Mr. Sosa admitted freely that he paid additional amounts to his employees over and above what they were paid through his arrangement with Convergence. He insisted that employees were paid this additional compensation by check and not by cash. There is no admissible, credible evidence to refute this assertion, and Mr. Sosa's testimony is credited.
The Department decided that the records provided were insufficient to determine the payroll for the company. Accordingly, the Department decided that salary would be imputed, based upon the statewide average weekly wage as defined in Section 440.12(2), Florida Statutes, multiplied by 1.5.
The Department entered an Amended Order of Penalty Assessment on May 27, 2008. The Amended Order of Penalty Assessment assessed a penalty of $909,941.76.
There are two aspects of imputing payroll relevant to these proceedings. First, whether there was sufficient information to determine the amount that would be considered salary for the employees involved, and second, the duration of their employment by Sosa.
Sosa appeared in this hearing with the assistance of an interpreter. Clearly, he is more comfortable communicating in Spanish than he is in English. Although the investigator spoke Spanish to the individuals at the worksite, neither the Stop Work
Order nor the Requests for Production of Business Records are in Spanish.2/ Mr. Sosa admitted that his records were disorganized and in some respects incomplete. However, he indicated that he provided what records he had in his possession.
The Convergence records provided indicate that a contract was entered into between Sosa and Convergence on
October 15, 2007, and payments for workers compensation were made on behalf of relevant employees from that date forward for the period records were originally requested. The Convergence records also include an employee roster with hire dates for each employee.
For the requested time period prior to December 22, 2007, Sosa provided a handwritten disbursement record. The record includes four columns: 1) the date; 2) the payee; 3) what appear to be reimbursement amounts for items such as gas, rent, tools, etc.; and 4) what appears to be a total amount provided to the payee.
It would be difficult from the information provided to determine how much salary each employee was paid. Based on the admissible evidence provided, imputation of salary was appropriate based on the statewide average weekly wage for framing.
The Department imputed salary for each employee from February 17, 2006. It determined that the period of employment for each employee could not be determined from the records
provided, and therefore, imputed salary for all sixteen men from the date of incorporation.
Sosa testified that many of his employees were hired not long before the site visit because he had received more work framing out the buildings of an apartment complex.

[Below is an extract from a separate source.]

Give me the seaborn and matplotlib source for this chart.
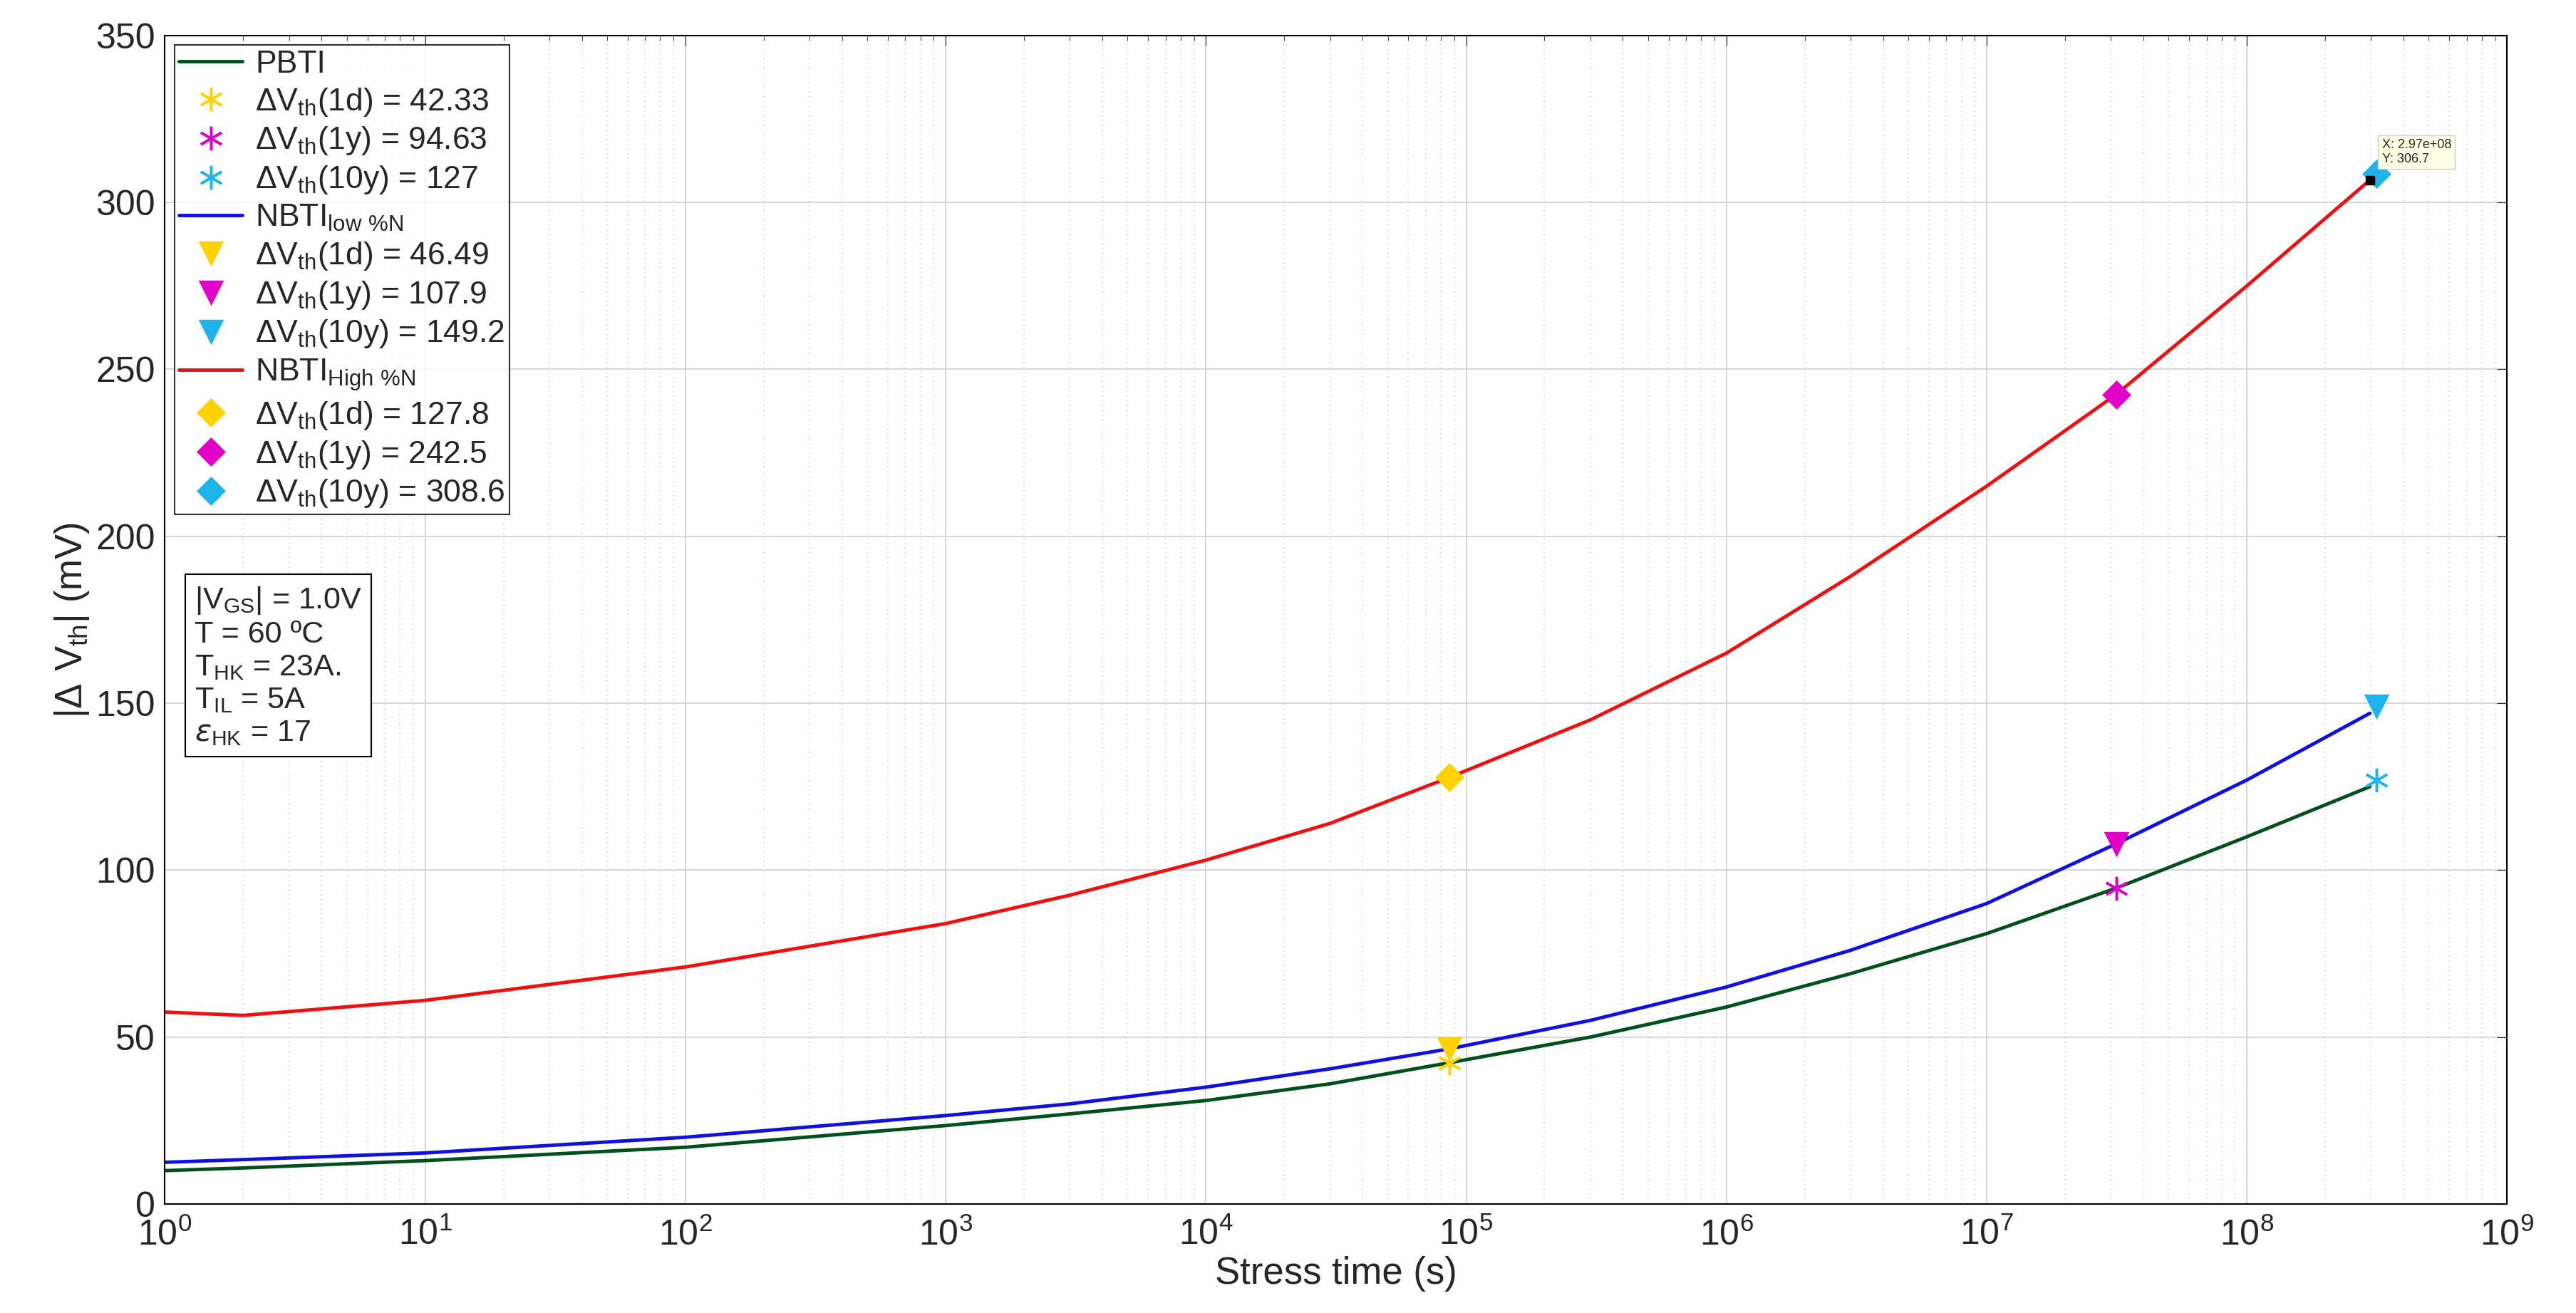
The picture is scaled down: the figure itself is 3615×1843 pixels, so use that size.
import numpy as np
import pandas as pd
import matplotlib
matplotlib.use("Agg")
import matplotlib.pyplot as plt
import seaborn as sns
from matplotlib.lines import Line2D

t = [1, 2, 10, 100, 1e3, 3e3, 1e4, 3e4, 8.64e4, 3e5, 1e6, 3e6, 1e7, 3.15e7, 1e8, 2.97e8]
pbti = [10, 10.8, 13, 17, 23.5, 27, 31, 36, 42.33, 50, 59, 69, 81, 94.63, 110, 125]
nbti_low = [12.5, 13.3, 15.3, 20, 26.5, 30, 35, 40.5, 46.49, 55, 65, 76, 90, 107.9, 127, 147]
nbti_high = [57.5, 56.5, 61, 71, 84, 92.5, 103, 114, 127.8, 145, 165, 188, 215, 242.5, 275, 306.7]

mark_t = [8.64e4, 3.15e7, 3.15e8]
mark_pbti = [42.33, 94.63, 127]
mark_low = [46.49, 107.9, 149.2]
mark_high = [127.8, 242.5, 308.6]
mark_colors = ["#FFD200", "#E000C8", "#1CB4EA"]
line_colors = {"PBTI": "#00501E", "low": "#1010E0", "high": "#F01010"}

df = pd.DataFrame({"t": t * 3,
                   "v": pbti + nbti_low + nbti_high,
                   "s": ["PBTI"] * len(t) + ["low"] * len(t) + ["high"] * len(t)})

sns.set_style("white")
plt.rcParams['font.family'] = ['Liberation Sans', 'DejaVu Sans']
fig = plt.figure(figsize=(36.16, 18.43), dpi=100)
ax = fig.add_axes([0.064, 0.083, 0.909, 0.89])
sns.lineplot(data=df, x="t", y="v", hue="s", palette=line_colors, linewidth=3.5,
             legend=False, ax=ax, sort=False)
ast = (6, 2, 0)
for vals, mk, ms in [(mark_pbti, ast, 24), (mark_low, "v", 22), (mark_high, "D", 18)]:
    for xx, yy, c in zip(mark_t, vals, mark_colors):
        ax.plot([xx], [yy], marker=mk, color=c, markersize=ms, markeredgecolor=c,
                markeredgewidth=2.5, linestyle="none")
ax.set_xscale("log")
ax.set_xlim(1, 1e9)
ax.set_ylim(0, 350)
ax.set_yticks(range(0, 351, 50))
ax.set_xticks([10.0**k for k in range(10)])
ax.grid(True, which="major", color="#d0d0d0", linewidth=1.2)
ax.grid(True, which="minor", axis="x", color="#d8d8d8", linestyle=(0, (1, 3)), linewidth=1.2)
ax.tick_params(labelsize=36, which="major", length=10, direction="in", top=True, right=True)
ax.tick_params(axis="x", pad=14)
ax.tick_params(axis="y", pad=10)
ax.tick_params(which="minor", length=5, direction="in", top=True, right=True)
for sp in ax.spines.values():
    sp.set_color("black"); sp.set_linewidth(1.5)
ax.set_xlabel("Stress time (s)", fontsize=38, labelpad=4)
ax.set_ylabel(r"$\mathregular{|\Delta\ V_{th}|}$ (mV)", fontsize=38)

handles, labels = [], []
names = ["1d", "1y", "10y"]
groups = [("PBTI", line_colors["PBTI"], ast, 24, mark_pbti),
          (r"NBTI$_{\mathregular{low\ \%N}}$", line_colors["low"], "v", 22, mark_low),
          (r"NBTI$_{\mathregular{High\ \%N}}$", line_colors["high"], "D", 18, mark_high)]
for lab, lc, mk, ms, vals in groups:
    handles.append(Line2D([], [], color=lc, linewidth=3.5)); labels.append(lab)
    for n, v, c in zip(names, vals, mark_colors):
        handles.append(Line2D([], [], marker=mk, color=c, markersize=ms, linestyle="none",
                              markeredgewidth=2.5))
        labels.append(r"$\mathregular{\Delta V_{th}}$" + f"({n}) = {v:g}")
leg = ax.legend(handles, labels, loc="upper left", fontsize=32, frameon=True, fancybox=False,
                edgecolor="black", borderaxespad=0.3, handlelength=2.0, labelspacing=0.22,
                borderpad=0.15, handletextpad=0.4)
leg.get_frame().set_linewidth(1.5)

ax.text(0.0125, 0.53, r"$\mathregular{|V_{GS}|}$ = 1.0V" + "\nT = 60 ºC\n" +
        r"$\mathregular{T_{HK}}$ = 23A." + "\n" + r"$\mathregular{T_{IL}}$ = 5A" + "\n" +
        r"$\epsilon_{\mathregular{HK}}$ = 17",
        transform=ax.transAxes, fontsize=31, va="top", ha="left", linespacing=1.2,
        bbox=dict(boxstyle="square,pad=0.3", facecolor="white", edgecolor="black", linewidth=1.5))

ax.plot([2.97e8], [306.7], marker="s", color="black", markersize=9, linestyle="none")
ax.annotate("X: 2.97e+08\nY: 306.7", xy=(2.97e8, 306.7), xytext=(3.3e8, 312), fontsize=13,
            bbox=dict(boxstyle="square,pad=0.3", facecolor="#FFFFE6", edgecolor="#cccccc"))
fig.savefig("out.png", dpi=100)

In the normal course of business, he would not have sufficient work for so many employees. His testimony is consistent with the increase in the number of employees covered by Convergence over the period of time Convergence records were provided, and is credited.
A careful comparison of the Convergence records, the check stubs and the handwritten ledger give a fairly consistent indication of how long each employee worked for Mr. Sosa. The Department had sufficient information to determine the length of employment for each person listed as being present April 1, 2008. While there are some variations in spelling for some names provided, it is sufficiently clear to be able to determine who is being referenced.

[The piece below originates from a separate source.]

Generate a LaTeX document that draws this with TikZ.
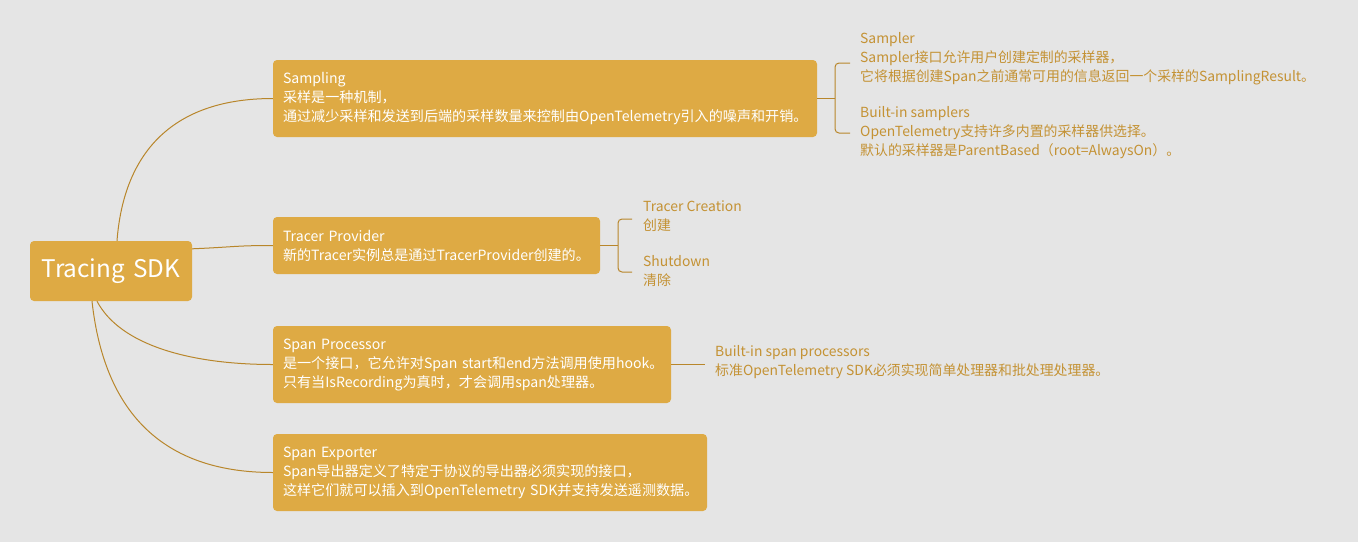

Jose Sosa Santibanez ran the company. Although he testified that he did not actually perform any work for a few months after incorporating the company, there are no records to support his assertion, and he provided no actual "start date." Therefore, it is appropriate to impute salary for Mr. Sosa for the full period beginning February 17, 2006.
The list provided to the Department by counsel for Respondent indicated that Alvaro Gaona (also spelled Garna) was
hired June 16, 2006. The earliest record of payment to Mr. Gaona was October 14, 2006. Payments were made on his behalf by Convergence since October 15, 2007. For the purpose of imputing salary, Goana's start date should be listed as June 16, 2006.
Edegun Gonzalez (also listed as Edeon Gonzales) was listed as being hired November 2, 2007. The earliest record on the disbursement ledger for him is November 2, 2007, and Convergence lists his hire date as November 8, 2007. For the purpose of imputing salary, Edegun Gonzalez' start date should be listed as November 2, 2007.
Pablo Rodriguez was listed as being hired November 2, 2007. The earliest record related to Pablo Rodriguez on the disbursement ledger is also November 2, 2007. The hire date listed by Convergence is March 10, 2008. For the purpose of imputing salary, Pablo Rodriguez’s start date is November 2, 2007.
José Chavez is listed as being hired November 30, 2007. The earliest record of payment to José Chavez in the disbursement ledger is November 30, 2007. Convergence lists his hire date as November 8, 2007. For the purpose of imputing salary, José Chavez' start date is November 8, 2007.
José Manuel Camacho (also spelled Clamacho) is listed as beginning employment November 30, 2007. The earliest record of payment to Camacho is November 30, 2007. Convergence lists
his hire date as December 10, 2007. For the purpose of imputing salary, Camacho's start date is November 30, 2007.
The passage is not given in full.